By the time the Woodland culture developed, all four biotic provinces were in place in the state. In Minnesota Woodland cultures are separated into an earlier Initial Woodland period and a later Terminal Woodland period. Although a hunter-gatherer lifeway continued, the Initial Woodland is marked by the first construction of earthen burial mounds and pottery vessels. These innovations did not enter all areas of the state at the same time or necessarily together, and, as a result, there was overlap in time between some late Archaic and early Woodland cultures. Because Initial Woodland sites are less deeply buried than earlier sites and are marked by the presence of burial mounds and distinctive ceramics, they have been examined more frequently by archaeologists and grouped together into archaeological cultures.
Terminal Woodland People were also hunters and gatherers. However, their economy in the Northwoods was increasingly supplemented by the harvesting of wild rice.

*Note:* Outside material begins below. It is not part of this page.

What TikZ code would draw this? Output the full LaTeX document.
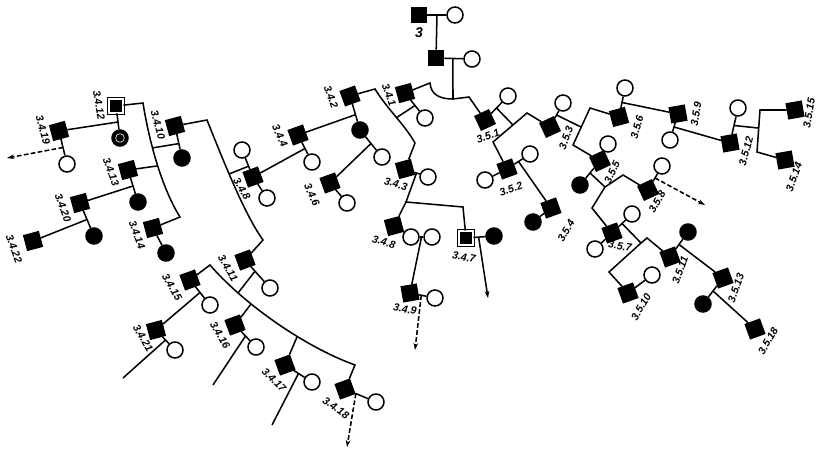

The number of people in the region rose dramatically, and major, abrupt changes occurred in ceramics and other artifact forms, and in settlement patterns. Archaeologists have generally relied on the geographic distribution of the distinctive ceramics and burial practices of the period to identify archaeological cultures in this region of the state. Examples of regional groups are Kathio, Blackduck, and Psinomani. In the part of the state covered by deciduous forests and prairies, Terminal Woodland people gradually began to supplement their economy with maize, that is, with the domesticated plant we call corn. Some people built distinctive "effigy" mounds having the shape of birds, bears, and other animals. Most of these southern Terminal Woodland societies abruptly adopted new lifeways and artifact assemblages, too. Archaeologists group these transformed societies together and regard them as a northern expression of a "Mississippian: way of life.

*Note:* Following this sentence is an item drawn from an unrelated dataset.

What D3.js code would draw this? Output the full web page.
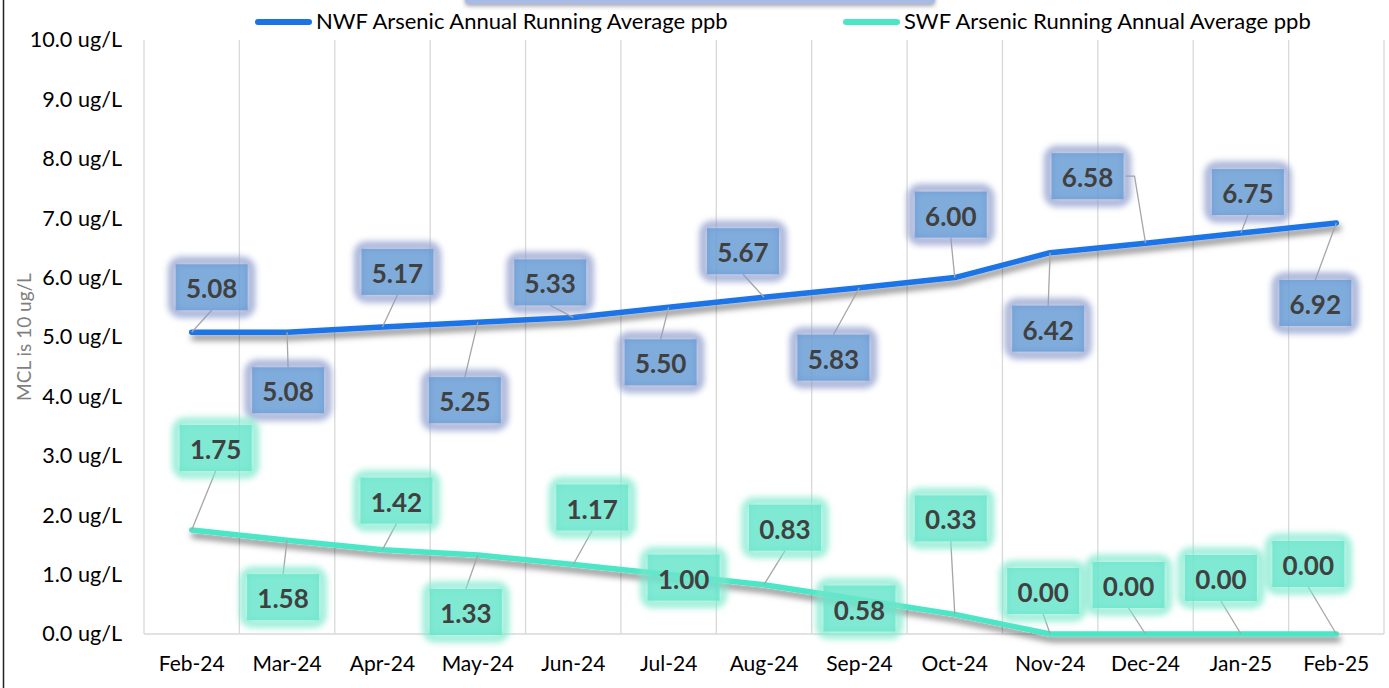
<!DOCTYPE html>
<html>
<head>
<meta charset="utf-8">
<script src="https://cdn.jsdelivr.net/npm/d3@7"></script>
<style>
  body { margin: 0; background: #fff; }
  svg { display: block; font-family: Lato, "Noto Sans", sans-serif; }
  .tick text { fill: #000; }
</style>
</head>
<body>
<div id="chart"></div>
<script>
const months = ["Feb-24", "Mar-24", "Apr-24", "May-24", "Jun-24", "Jul-24", "Aug-24",
                "Sep-24", "Oct-24", "Nov-24", "Dec-24", "Jan-25", "Feb-25"];
const nwfValues = [5.08, 5.08, 5.17, 5.25, 5.33, 5.50, 5.67, 5.83, 6.00, 6.42, 6.58, 6.75, 6.92];
const swfValues = [1.75, 1.58, 1.42, 1.33, 1.17, 1.00, 0.83, 0.58, 0.33, 0.00, 0.00, 0.00, 0.00];
const yTicks = [0, 1, 2, 3, 4, 5, 6, 7, 8, 9, 10];
const nwfName = "NWF Arsenic Annual Running Average ppb";
const swfName = "SWF Arsenic Running Annual Average ppb";

// where Excel had the labels dragged to, relative to the point (px)
const nwfLabelOffsets = [[20, -45], [1, 58], [15, -55], [-13, 78], [-23, -35], [-8, 55], [-21, -46],
                         [-26, 70], [-4, -63], [-2, 76], [-58, -67], [7, -41], [-21, 80]];
const swfLabelOffsets = [[24, -82], [-4, 57], [14, -49], [-12, 57], [19, -57], [15, 3], [21, -57],
                         [0, 9], [-4, -96], [-7, -43], [-17, -49], [-20, -56], [-28, -70]];

const w = 1389, h = 688;
const plotLeft = 144, plotRight = 1384, plotTop = 40, plotBottom = 634;

const svg = d3.select("#chart").append("svg")
  .attr("width", w)
  .attr("height", h);

const defs = svg.append("defs");
defs.append("filter").attr("id", "lineShadow")
  .attr("x", "-5%").attr("y", "-20%").attr("width", "110%").attr("height", "140%")
  .append("feDropShadow")
  .attr("dx", 2).attr("dy", 5).attr("stdDeviation", 3)
  .attr("flood-color", "#000").attr("flood-opacity", 0.5);
defs.append("filter").attr("id", "glow")
  .attr("x", "-30%").attr("y", "-30%").attr("width", "160%").attr("height", "160%")
  .append("feGaussianBlur").attr("stdDeviation", 3);
defs.append("filter").attr("id", "boxShadow")
  .attr("x", "-10%").attr("y", "-50%").attr("width", "120%").attr("height", "200%")
  .append("feDropShadow")
  .attr("dx", 0).attr("dy", 2).attr("stdDeviation", 2)
  .attr("flood-color", "#445").attr("flood-opacity", 0.5);

const x = d3.scaleBand().domain(months).range([plotLeft, plotRight]);
const y = d3.scaleLinear().domain([0, 10]).range([plotBottom, plotTop]);
const cx = m => x(m) + x.bandwidth() / 2;

// frame edge on the left
svg.append("line")
  .attr("x1", 3.5).attr("x2", 3.5).attr("y1", 0).attr("y2", h)
  .attr("stroke", "#222").attr("stroke-width", 1.5);

// title box cut off at the top
svg.append("rect")
  .attr("x", 465).attr("y", -40)
  .attr("width", 470).attr("height", 44)
  .attr("rx", 4)
  .attr("fill", "#a9bbe4")
  .attr("filter", "url(#boxShadow)");

// vertical gridlines at category edges
const edges = months.map(m => x(m)).concat([plotRight]);
svg.append("g").selectAll("line")
  .data(edges)
  .enter()
  .append("line")
  .attr("x1", d => d).attr("x2", d => d)
  .attr("y1", plotTop).attr("y2", plotBottom)
  .attr("stroke", "#d9d9d9").attr("stroke-width", 1.3);

svg.append("line")
  .attr("x1", plotLeft).attr("x2", plotRight)
  .attr("y1", plotBottom).attr("y2", plotBottom)
  .attr("stroke", "#d9d9d9").attr("stroke-width", 1.5);

const yAxis = d3.axisLeft(y)
  .tickValues(yTicks)
  .tickFormat(d => d.toFixed(1) + " ug/L")
  .tickSize(0)
  .tickPadding(22);

svg.append("g")
  .attr("transform", `translate(${plotLeft}, 0)`)
  .call(yAxis)
  .call(g => g.select(".domain").remove())
  .selectAll("text")
  .style("font-size", "21.6px")
  .style("font-family", "Lato, sans-serif");

const xAxis = d3.axisBottom(x).tickSize(0).tickPadding(22);

svg.append("g")
  .attr("transform", `translate(0, ${plotBottom})`)
  .call(xAxis)
  .call(g => g.select(".domain").remove())
  .selectAll("text")
  .style("font-size", "21px")
  .style("font-family", "Lato, sans-serif");

svg.append("text")
  .attr("transform", "rotate(-90)")
  .attr("x", -337)
  .attr("y", 31)
  .attr("text-anchor", "middle")
  .style("font-size", "19px")
  .style("fill", "#7f7f7f")
  .text("MCL is 10 ug/L");

// legend
const legend = svg.append("g");
[[nwfName, "#1a74e8", 255], [swfName, "#4be6c6", 843]].forEach(([name, color, lx]) => {
  legend.append("line")
    .attr("x1", lx + 3).attr("x2", lx + 54)
    .attr("y1", 22).attr("y2", 22)
    .attr("stroke", color).attr("stroke-width", 6)
    .attr("stroke-linecap", "round");
  legend.append("text")
    .attr("x", lx + 61)
    .attr("y", 29)
    .style("font-size", "22px")
    .text(name);
});

const line = d3.line()
  .x((d, i) => cx(months[i]))
  .y(d => y(d));

const series = [
  { values: nwfValues, offsets: nwfLabelOffsets, color: "#1a74e8",
    fill: "rgb(106,158,214)", glow: "#8a9acb" },
  { values: swfValues, offsets: swfLabelOffsets, color: "#4be6c6",
    fill: "rgb(106,229,203)", glow: "#7ae8cc" }
];

series.forEach(s => {
  svg.append("path")
    .datum(s.values)
    .attr("d", line)
    .attr("fill", "none")
    .attr("stroke", s.color)
    .attr("stroke-width", 5.5)
    .attr("stroke-linejoin", "round")
    .attr("stroke-linecap", "round")
    .attr("filter", "url(#lineShadow)");
});

const bw = 72, bh = 46;

series.forEach(s => {
  const g = svg.append("g");
  s.values.forEach((v, i) => {
    const px = cx(months[i]), py = y(v);
    const lx = px + s.offsets[i][0], ly = py + s.offsets[i][1];
    const dx = px - lx, dy = py - ly;

    // leader line when the point sits outside the label
    if (Math.abs(dx) > bw / 2 + 6) {
      const sx = lx + Math.sign(dx) * (bw / 2 + 2);
      g.append("polyline")
        .attr("points", `${sx},${ly} ${sx + Math.sign(dx) * 9},${ly} ${px},${py}`)
        .attr("fill", "none")
        .attr("stroke", "#a6a6a6").attr("stroke-width", 1.3);
    } else if (Math.abs(dy) > bh / 2 + 6) {
      const sy = ly + Math.sign(dy) * (bh / 2);
      g.append("line")
        .attr("x1", lx).attr("y1", sy)
        .attr("x2", px).attr("y2", py)
        .attr("stroke", "#a6a6a6").attr("stroke-width", 1.3);
    }

    // soft glow ring round the label box
    g.append("rect")
      .attr("x", lx - bw / 2 - 3).attr("y", ly - bh / 2 - 3)
      .attr("width", bw + 6).attr("height", bh + 6)
      .attr("rx", 8)
      .attr("fill", "none")
      .attr("stroke", s.glow)
      .attr("stroke-width", 9)
      .attr("opacity", 0.75)
      .attr("filter", "url(#glow)");
    g.append("rect")
      .attr("x", lx - bw / 2).attr("y", ly - bh / 2)
      .attr("width", bw).attr("height", bh)
      .attr("fill", s.fill)
      .attr("fill-opacity", 0.85);
    g.append("text")
      .attr("x", lx).attr("y", ly + 1)
      .attr("text-anchor", "middle")
      .attr("dominant-baseline", "central")
      .style("font-size", "26px")
      .style("font-weight", "bold")
      .style("fill", "#404040")
      .text(v.toFixed(2));
  });
});
</script>
</body>
</html>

Mississippian culture was a more complex society based on agriculture centered along the rich river bottoms of the Mississippian basic to the south. Mississippian sites are easily distinguished from Woodland sites by their distinctive ceramics, by their larger size and greater artifact density, and by the presence of maize fragments. Archaeologists have identified three Mississippian complexes in the state: Silvernale, Oneota, and Plains Village.

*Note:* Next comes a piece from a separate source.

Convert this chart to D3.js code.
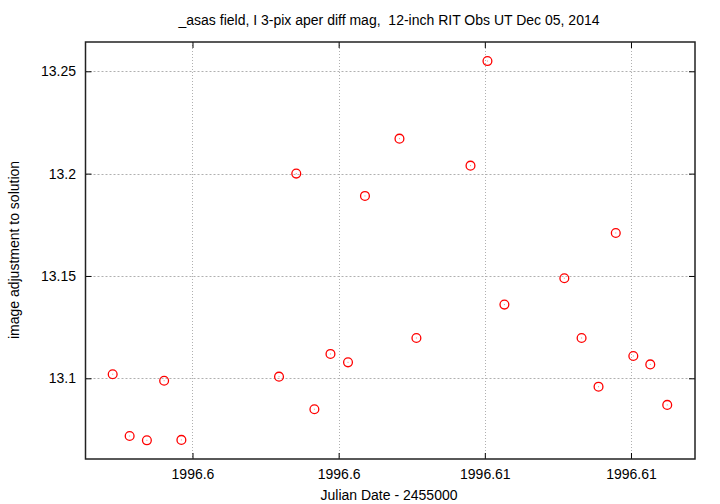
<!DOCTYPE html>
<html><head><meta charset="utf-8">
<script src="https://cdn.jsdelivr.net/npm/d3@7"></script>
<style>body{margin:0;background:#fff}svg{display:block}text{font-family:"Liberation Sans",Arial,sans-serif;fill:#000}</style>
</head><body>
<svg id="c" width="720" height="504"></svg>
<script>
const titleText = "_asas field, I 3-pix aper diff mag,  12-inch RIT Obs UT Dec 05, 2014";
const xLabel = "Julian Date - 2455000";
const yLabel = "image adjustment to solution";
const jd = [1996.59727,1996.59785,1996.59844,1996.59903,1996.59962,1996.60296,1996.60355,1996.60417,1996.60472,1996.60532,1996.60590,1996.60708,1996.60766,1996.60951,1996.61009,1996.61067,1996.61272,1996.61331,1996.61389,1996.61448,1996.61508,1996.61566,1996.61624];
const mag = [13.102,13.0718,13.0697,13.0988,13.0699,13.1008,13.2000,13.0849,13.1119,13.1078,13.1891,13.2171,13.1197,13.2039,13.2550,13.1360,13.1489,13.1197,13.0959,13.1710,13.1109,13.1068,13.0870];
const xTickValues = [1996.600,1996.605,1996.610,1996.615];
const xTickLabels = ["1996.6","1996.6","1996.61","1996.61"];
const yTickValues = [13.1,13.15,13.2,13.25];
const yTickLabels = ["13.1","13.15","13.2","13.25"];
const xDomain = [1996.59634,1996.61719];
const yDomain = [13.06057,13.26431];

const L=85.5,R=695,T=42,B=459;
const FS="14px";
const svg=d3.select("#c");
const x=d3.scaleLinear().domain(xDomain).range([L,R]);
const y=d3.scaleLinear().domain(yDomain).range([B,T]);

// grid
const g=svg.append("g");
g.selectAll(".gx").data(xTickValues).enter().append("line")
 .attr("x1",d=>Math.round(x(d))+0.5).attr("x2",d=>Math.round(x(d))+0.5).attr("y1",T).attr("y2",B)
 .attr("stroke","#b0b0b0").attr("stroke-width",1).attr("stroke-dasharray","1,2");
g.selectAll(".gy").data(yTickValues).enter().append("line")
 .attr("y1",d=>Math.round(y(d))+0.5).attr("y2",d=>Math.round(y(d))+0.5).attr("x1",L).attr("x2",R)
 .attr("stroke","#b0b0b0").attr("stroke-width",1).attr("stroke-dasharray","2,2");

// axes with inward ticks
const xb=d3.axisBottom(x).tickValues(xTickValues).tickFormat((d,i)=>xTickLabels[i]).tickSizeInner(-6).tickSizeOuter(0).tickPadding(10);
const xt=d3.axisTop(x).tickValues(xTickValues).tickFormat("").tickSizeInner(-6).tickSizeOuter(0);
const yl=d3.axisLeft(y).tickValues(yTickValues).tickFormat((d,i)=>yTickLabels[i]).tickSizeInner(-6).tickSizeOuter(0).tickPadding(9.5);
const yr=d3.axisRight(y).tickValues(yTickValues).tickFormat("").tickSizeInner(-6).tickSizeOuter(0);
function style(sel){sel.select(".domain").remove();sel.selectAll("line").attr("stroke","#000");sel.selectAll("text").style("font-size",FS).attr("fill","#000").style("font-family","'Liberation Sans',Arial,sans-serif");}
svg.append("g").attr("transform",`translate(0,${B})`).call(xb).call(style);
svg.append("g").attr("transform",`translate(0,${T})`).call(xt).call(style);
svg.append("g").attr("transform",`translate(${L},0)`).call(yl).call(style);
svg.append("g").attr("transform",`translate(${R},0)`).call(yr).call(style);

// border
svg.append("rect").attr("x",L).attr("y",T).attr("width",R-L).attr("height",B-T)
 .attr("fill","none").attr("stroke","#222").attr("stroke-width",1.5);

// points
const pts=svg.append("g");
pts.selectAll("circle.o").data(jd).enter().append("circle")
 .attr("cx",(d)=>x(d)).attr("cy",(d,i)=>y(mag[i])).attr("r",4.4)
 .attr("fill","none").attr("stroke","#ff0000").attr("stroke-width",1.3);
pts.selectAll("rect.c").data(jd).enter().append("rect")
 .attr("x",d=>x(d)-0.5).attr("y",(d,i)=>y(mag[i])-0.5).attr("width",1).attr("height",1)
 .attr("fill","#ff8080");

// texts
svg.append("text").attr("x",389).attr("y",25).attr("text-anchor","middle").style("font-size",FS).style("white-space","pre").text(titleText);
svg.append("text").attr("x",389).attr("y",500).attr("text-anchor","middle").style("font-size",FS).text(xLabel);
svg.append("text").attr("transform","translate(19,250) rotate(-90)").attr("text-anchor","middle").style("font-size",FS).text(yLabel);
</script>
</body></html>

The transformation of lifeway of Terminal Woodland people was similar in broad outline throughout the sate and may have been a regional expression of changes occurring at about the same time across eastern North America. Although connections with historic ethnic groups are still somewhat clouded, these newly emergent cultures mark the first appearance in Minnesota of the lifeways of the Dakota, Ioway, and other Native American societies as they were before Euro-American intrusions. It was Mississippian people in the south and Terminal Woodland people in the north who made contact with the first Europeans to visit the state in the middle of the 17th century.